> **Problem details**
Read the material below and tally how many lines hold the word "this", giving the number and nothing else.
# start of Dataset rows
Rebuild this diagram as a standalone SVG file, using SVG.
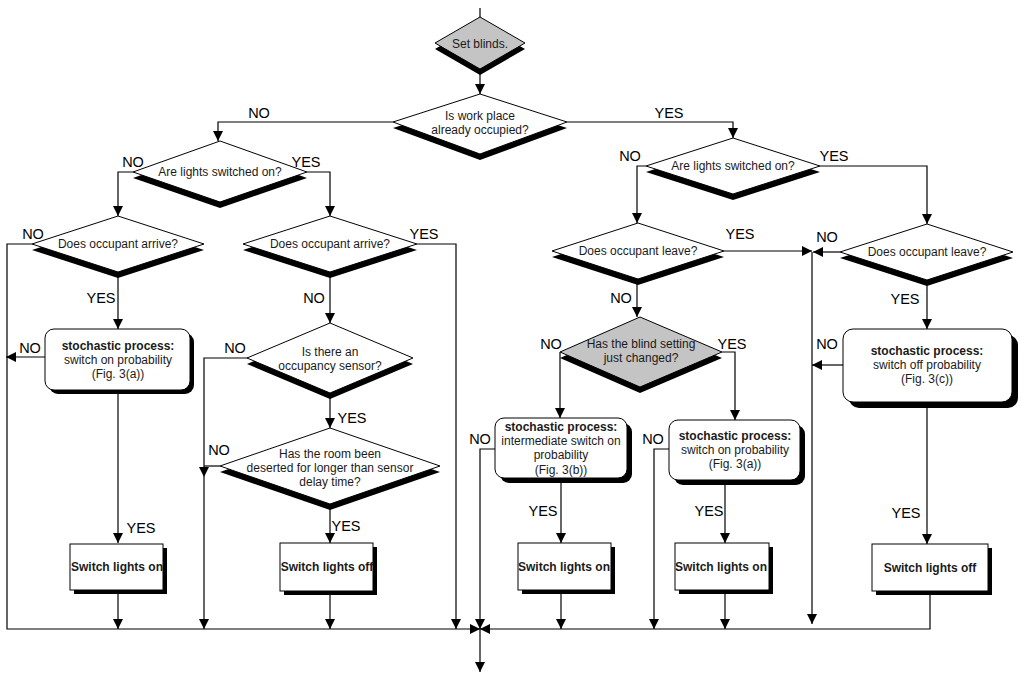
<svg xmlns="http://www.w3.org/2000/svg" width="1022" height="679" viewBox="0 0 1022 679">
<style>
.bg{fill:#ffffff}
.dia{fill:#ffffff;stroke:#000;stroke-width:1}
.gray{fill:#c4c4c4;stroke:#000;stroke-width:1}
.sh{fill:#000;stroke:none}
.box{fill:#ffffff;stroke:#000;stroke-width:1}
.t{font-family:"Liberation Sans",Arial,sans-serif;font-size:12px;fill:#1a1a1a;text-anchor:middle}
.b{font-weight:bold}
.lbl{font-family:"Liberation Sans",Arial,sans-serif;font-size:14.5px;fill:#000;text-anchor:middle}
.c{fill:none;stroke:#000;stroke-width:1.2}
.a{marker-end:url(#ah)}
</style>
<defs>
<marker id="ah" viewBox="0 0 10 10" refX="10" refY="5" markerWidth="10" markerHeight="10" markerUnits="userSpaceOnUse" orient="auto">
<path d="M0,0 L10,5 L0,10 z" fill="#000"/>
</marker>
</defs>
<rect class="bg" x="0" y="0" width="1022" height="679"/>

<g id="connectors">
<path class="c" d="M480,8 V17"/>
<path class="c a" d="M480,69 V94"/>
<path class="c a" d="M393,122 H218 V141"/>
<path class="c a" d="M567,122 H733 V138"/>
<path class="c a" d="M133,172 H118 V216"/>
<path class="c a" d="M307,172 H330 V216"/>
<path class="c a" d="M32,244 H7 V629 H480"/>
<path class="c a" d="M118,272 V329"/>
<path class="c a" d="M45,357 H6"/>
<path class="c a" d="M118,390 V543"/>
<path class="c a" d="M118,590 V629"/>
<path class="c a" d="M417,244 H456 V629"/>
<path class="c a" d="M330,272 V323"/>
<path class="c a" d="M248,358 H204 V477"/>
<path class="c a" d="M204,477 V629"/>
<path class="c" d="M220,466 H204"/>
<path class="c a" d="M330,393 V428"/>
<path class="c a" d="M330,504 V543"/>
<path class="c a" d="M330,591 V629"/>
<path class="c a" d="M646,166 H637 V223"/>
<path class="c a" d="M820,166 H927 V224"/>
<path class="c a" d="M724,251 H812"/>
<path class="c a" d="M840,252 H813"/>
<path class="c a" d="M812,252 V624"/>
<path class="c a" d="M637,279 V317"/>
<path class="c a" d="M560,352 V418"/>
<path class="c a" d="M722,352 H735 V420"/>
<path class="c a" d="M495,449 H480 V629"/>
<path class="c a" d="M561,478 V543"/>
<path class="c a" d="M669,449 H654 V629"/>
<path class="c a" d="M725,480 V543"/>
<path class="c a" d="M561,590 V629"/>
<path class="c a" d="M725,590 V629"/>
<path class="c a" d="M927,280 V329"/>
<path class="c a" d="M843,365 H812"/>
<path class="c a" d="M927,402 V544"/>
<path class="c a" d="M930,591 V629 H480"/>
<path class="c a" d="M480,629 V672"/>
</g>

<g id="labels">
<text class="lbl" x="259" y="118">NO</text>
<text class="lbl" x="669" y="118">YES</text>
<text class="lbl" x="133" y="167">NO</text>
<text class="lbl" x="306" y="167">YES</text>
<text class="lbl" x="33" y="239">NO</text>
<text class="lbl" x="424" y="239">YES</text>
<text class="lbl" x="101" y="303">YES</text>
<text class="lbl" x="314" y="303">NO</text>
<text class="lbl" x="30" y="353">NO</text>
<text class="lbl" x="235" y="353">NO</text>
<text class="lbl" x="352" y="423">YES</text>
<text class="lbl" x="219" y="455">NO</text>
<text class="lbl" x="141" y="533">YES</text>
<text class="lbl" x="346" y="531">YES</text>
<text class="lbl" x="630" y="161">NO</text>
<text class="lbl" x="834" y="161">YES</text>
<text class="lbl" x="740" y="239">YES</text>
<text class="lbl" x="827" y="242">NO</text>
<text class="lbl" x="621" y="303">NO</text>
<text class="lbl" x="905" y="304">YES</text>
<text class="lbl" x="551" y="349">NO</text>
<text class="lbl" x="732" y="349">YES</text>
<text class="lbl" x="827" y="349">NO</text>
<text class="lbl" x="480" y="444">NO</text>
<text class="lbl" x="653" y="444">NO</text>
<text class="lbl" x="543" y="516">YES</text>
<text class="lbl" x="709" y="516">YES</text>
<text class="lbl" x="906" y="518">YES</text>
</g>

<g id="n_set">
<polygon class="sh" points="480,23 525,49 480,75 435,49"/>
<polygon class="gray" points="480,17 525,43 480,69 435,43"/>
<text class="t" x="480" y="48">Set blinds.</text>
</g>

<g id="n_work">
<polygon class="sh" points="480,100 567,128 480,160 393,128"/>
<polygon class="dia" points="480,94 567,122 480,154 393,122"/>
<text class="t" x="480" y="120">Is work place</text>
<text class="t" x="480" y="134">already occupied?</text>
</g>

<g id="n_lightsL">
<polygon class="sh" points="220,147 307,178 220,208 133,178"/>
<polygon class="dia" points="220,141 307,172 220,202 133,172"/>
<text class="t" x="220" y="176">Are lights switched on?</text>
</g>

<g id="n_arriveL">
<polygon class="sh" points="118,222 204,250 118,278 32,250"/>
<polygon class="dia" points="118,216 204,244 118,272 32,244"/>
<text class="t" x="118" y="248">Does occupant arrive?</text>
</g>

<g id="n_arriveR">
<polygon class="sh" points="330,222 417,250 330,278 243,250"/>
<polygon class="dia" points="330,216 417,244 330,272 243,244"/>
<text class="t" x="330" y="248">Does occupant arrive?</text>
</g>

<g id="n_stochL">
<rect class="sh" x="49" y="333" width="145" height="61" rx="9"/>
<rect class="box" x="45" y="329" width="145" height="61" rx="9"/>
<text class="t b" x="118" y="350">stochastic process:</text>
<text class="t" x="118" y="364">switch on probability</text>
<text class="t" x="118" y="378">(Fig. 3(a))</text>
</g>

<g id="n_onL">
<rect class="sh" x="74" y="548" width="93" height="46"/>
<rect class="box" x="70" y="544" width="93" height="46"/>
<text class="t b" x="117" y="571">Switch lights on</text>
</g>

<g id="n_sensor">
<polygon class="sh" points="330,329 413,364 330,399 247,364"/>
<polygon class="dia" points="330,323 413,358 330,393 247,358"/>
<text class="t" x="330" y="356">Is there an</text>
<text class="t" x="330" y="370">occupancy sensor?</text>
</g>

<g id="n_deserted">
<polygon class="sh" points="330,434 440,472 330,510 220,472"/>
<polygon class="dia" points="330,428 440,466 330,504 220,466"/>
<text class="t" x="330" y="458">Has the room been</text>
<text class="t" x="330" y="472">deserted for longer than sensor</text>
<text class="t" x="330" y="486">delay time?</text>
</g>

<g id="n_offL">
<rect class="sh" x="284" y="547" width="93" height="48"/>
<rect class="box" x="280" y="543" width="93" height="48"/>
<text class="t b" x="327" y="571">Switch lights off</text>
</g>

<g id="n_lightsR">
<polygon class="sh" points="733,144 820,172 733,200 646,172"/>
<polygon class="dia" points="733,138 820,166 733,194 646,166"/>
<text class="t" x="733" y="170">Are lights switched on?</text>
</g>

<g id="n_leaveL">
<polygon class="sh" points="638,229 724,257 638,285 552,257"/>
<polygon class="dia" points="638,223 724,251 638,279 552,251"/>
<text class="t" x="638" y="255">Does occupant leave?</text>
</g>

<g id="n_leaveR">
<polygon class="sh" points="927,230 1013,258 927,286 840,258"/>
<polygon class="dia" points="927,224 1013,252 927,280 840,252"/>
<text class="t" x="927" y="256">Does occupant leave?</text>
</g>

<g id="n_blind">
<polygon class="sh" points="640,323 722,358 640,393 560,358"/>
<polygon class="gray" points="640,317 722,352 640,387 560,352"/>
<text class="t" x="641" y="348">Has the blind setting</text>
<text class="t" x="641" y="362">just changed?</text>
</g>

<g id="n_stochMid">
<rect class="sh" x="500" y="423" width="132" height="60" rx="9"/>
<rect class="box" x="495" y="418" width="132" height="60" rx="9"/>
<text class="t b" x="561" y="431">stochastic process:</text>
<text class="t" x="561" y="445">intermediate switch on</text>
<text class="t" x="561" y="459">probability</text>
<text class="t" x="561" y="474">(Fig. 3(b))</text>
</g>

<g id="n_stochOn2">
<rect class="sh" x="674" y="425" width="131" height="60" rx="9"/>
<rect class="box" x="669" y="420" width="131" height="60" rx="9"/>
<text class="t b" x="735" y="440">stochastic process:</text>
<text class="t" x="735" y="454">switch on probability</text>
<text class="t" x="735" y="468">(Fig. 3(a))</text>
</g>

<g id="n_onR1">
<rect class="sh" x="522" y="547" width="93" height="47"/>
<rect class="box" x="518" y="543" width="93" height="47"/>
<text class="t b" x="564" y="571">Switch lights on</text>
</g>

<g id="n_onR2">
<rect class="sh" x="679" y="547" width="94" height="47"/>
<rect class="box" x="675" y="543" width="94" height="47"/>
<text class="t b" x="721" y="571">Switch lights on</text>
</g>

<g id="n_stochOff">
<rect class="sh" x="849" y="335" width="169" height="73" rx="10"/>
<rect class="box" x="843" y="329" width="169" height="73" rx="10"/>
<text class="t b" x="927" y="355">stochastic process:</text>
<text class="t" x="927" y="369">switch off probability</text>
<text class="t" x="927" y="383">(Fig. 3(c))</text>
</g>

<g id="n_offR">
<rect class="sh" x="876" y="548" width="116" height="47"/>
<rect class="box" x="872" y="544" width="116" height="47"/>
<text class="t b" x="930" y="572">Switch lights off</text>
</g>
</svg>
# end of Dataset rows
# start of Dataset rows
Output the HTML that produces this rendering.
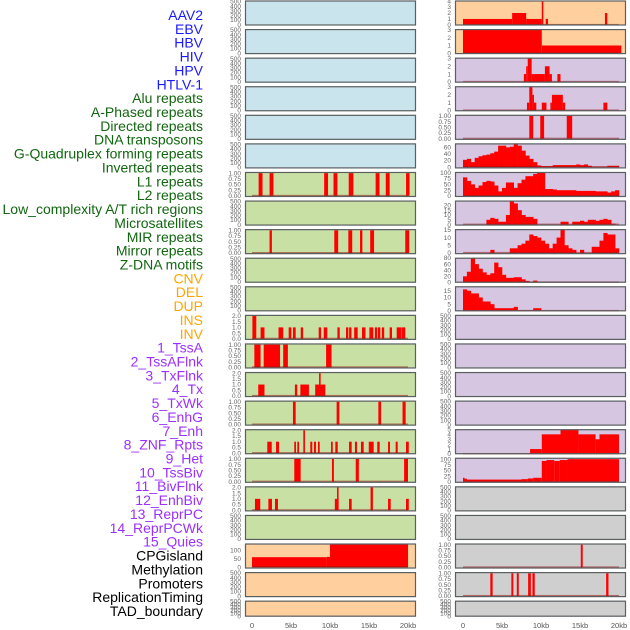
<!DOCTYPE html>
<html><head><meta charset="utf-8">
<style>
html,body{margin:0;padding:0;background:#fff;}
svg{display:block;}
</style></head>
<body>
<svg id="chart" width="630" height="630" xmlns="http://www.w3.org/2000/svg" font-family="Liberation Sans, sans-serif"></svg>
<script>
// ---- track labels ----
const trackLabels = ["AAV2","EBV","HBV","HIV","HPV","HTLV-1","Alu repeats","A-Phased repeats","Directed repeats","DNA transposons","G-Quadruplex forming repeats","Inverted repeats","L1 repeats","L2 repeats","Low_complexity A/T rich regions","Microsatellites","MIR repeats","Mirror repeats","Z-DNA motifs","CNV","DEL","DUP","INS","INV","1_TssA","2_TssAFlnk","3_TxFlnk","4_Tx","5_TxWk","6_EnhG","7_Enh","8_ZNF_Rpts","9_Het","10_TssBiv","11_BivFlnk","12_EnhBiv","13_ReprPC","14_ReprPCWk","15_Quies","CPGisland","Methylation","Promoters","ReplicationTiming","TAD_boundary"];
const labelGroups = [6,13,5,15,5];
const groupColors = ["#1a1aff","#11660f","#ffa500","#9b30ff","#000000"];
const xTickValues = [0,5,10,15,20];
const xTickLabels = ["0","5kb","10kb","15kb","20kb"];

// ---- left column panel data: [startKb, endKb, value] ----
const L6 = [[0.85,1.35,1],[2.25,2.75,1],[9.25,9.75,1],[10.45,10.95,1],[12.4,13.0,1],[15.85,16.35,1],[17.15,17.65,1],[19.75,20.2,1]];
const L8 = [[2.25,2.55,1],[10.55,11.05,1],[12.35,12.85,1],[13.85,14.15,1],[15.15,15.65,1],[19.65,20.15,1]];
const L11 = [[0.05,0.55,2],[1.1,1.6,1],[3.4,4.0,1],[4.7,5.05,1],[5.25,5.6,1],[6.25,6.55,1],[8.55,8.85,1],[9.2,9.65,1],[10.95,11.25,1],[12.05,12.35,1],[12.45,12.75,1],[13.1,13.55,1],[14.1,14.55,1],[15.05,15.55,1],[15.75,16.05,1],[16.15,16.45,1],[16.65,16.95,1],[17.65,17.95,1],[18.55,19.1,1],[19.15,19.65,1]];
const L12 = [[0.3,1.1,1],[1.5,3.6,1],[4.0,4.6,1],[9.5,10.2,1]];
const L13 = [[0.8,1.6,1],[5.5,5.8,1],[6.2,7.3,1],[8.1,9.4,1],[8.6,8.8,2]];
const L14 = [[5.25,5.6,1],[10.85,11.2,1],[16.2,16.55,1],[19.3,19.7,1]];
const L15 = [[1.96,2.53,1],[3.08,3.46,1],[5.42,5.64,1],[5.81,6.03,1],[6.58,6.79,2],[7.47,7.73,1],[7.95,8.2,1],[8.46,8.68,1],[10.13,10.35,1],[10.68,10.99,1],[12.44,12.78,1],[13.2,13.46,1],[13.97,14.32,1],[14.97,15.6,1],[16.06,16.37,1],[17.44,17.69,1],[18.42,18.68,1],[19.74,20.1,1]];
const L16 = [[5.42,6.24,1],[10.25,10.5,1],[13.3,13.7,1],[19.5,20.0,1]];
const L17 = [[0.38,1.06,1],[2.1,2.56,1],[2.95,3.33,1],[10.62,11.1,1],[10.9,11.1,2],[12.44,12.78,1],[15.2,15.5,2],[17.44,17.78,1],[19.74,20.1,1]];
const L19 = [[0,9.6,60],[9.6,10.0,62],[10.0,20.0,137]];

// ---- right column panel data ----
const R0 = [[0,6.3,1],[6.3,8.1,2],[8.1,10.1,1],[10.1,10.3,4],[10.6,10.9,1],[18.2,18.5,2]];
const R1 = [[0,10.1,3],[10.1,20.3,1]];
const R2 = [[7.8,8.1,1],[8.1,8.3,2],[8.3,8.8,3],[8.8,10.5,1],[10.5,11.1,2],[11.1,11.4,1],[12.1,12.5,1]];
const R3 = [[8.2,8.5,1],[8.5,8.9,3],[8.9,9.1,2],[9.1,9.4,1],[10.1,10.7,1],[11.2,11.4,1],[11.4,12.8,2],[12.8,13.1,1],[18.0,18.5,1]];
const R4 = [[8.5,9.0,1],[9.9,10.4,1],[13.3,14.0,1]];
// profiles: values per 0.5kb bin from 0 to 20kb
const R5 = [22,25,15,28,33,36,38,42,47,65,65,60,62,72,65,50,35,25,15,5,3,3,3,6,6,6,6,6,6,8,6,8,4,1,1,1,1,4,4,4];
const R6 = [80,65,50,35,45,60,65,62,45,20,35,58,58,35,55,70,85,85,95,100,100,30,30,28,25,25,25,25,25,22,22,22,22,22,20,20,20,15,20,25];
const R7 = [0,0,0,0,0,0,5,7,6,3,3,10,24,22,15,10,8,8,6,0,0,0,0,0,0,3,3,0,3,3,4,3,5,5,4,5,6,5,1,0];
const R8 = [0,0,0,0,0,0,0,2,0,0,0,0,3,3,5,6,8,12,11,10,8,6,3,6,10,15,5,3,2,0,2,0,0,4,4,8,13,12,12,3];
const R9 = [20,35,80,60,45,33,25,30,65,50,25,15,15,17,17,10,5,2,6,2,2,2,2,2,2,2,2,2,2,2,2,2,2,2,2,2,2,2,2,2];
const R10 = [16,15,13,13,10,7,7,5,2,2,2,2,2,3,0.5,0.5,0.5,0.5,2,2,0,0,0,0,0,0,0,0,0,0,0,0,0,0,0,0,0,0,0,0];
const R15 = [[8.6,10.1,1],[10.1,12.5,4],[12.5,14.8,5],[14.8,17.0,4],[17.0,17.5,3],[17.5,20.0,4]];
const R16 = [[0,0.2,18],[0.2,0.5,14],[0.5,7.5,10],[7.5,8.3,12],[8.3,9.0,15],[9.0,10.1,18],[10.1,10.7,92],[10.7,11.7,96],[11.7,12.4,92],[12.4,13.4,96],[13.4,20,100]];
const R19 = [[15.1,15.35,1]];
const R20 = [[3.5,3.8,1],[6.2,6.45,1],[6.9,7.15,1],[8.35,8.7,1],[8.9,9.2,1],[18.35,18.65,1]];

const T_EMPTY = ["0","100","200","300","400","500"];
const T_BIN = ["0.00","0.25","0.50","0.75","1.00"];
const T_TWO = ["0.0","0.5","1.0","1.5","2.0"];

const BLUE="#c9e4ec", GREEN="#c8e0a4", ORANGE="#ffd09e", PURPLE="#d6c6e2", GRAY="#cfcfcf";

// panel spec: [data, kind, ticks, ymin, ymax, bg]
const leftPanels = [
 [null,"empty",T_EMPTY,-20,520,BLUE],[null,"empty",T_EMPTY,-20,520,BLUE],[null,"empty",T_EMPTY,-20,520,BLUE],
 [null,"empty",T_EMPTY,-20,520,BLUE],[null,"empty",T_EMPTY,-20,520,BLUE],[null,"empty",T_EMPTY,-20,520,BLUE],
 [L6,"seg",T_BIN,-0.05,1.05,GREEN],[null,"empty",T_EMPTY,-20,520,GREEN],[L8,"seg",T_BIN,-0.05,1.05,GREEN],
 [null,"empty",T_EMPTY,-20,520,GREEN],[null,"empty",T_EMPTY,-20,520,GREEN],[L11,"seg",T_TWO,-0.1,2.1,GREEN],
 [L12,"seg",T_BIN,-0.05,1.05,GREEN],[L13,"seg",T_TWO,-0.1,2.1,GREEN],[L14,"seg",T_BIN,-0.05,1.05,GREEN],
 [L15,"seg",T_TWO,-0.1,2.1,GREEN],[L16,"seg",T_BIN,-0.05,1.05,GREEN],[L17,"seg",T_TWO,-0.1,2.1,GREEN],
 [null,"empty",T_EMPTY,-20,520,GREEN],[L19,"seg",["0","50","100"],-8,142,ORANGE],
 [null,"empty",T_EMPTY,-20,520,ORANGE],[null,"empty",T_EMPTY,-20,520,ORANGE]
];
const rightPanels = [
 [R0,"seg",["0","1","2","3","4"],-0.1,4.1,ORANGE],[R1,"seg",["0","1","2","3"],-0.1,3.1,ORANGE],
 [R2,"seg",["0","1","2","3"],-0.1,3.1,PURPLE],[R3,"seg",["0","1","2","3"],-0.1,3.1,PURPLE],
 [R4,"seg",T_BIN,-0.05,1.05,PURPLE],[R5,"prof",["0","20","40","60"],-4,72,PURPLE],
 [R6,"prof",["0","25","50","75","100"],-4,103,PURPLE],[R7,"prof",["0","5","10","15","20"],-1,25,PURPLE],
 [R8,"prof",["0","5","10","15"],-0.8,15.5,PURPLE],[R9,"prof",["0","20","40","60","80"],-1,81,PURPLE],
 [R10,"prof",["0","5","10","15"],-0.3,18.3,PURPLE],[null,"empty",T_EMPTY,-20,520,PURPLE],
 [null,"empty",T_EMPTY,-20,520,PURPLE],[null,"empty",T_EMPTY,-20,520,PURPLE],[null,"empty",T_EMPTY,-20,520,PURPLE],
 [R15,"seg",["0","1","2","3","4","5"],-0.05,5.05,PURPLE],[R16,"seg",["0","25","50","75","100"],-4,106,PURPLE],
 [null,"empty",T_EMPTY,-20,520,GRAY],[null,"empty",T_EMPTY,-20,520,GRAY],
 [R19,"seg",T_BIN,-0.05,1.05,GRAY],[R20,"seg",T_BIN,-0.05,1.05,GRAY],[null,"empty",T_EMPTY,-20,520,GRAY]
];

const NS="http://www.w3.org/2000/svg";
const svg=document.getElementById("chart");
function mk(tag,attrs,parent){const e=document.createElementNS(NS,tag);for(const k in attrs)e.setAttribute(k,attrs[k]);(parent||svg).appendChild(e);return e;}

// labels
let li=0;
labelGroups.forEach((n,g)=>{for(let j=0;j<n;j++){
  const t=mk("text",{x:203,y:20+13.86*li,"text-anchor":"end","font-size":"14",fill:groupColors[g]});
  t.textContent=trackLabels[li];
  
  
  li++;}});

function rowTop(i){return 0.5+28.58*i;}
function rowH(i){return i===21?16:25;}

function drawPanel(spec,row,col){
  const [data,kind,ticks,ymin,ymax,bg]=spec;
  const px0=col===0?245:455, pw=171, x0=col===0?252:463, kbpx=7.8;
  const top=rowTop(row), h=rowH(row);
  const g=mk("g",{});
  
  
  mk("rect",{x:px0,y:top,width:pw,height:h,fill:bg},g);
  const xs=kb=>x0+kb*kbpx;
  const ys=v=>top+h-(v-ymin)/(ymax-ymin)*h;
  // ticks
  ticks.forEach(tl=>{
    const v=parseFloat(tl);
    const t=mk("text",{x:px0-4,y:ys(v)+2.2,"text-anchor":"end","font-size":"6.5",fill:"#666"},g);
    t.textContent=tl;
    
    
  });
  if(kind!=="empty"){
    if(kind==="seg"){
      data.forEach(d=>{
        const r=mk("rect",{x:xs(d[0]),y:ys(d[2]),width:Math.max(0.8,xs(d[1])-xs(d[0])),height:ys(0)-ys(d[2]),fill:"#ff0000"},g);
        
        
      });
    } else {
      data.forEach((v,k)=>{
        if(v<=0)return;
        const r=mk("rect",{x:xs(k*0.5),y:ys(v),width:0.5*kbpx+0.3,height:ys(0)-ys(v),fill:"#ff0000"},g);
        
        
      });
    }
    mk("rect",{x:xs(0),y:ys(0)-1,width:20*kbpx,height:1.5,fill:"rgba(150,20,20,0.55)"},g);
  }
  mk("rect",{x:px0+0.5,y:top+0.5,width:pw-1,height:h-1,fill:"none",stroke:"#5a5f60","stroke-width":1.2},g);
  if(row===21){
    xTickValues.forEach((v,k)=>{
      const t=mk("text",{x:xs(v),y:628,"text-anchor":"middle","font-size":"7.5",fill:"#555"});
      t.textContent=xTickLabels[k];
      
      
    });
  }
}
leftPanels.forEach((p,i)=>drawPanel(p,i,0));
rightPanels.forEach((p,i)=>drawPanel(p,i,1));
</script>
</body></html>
# end of Dataset rows
> **Full answer**
2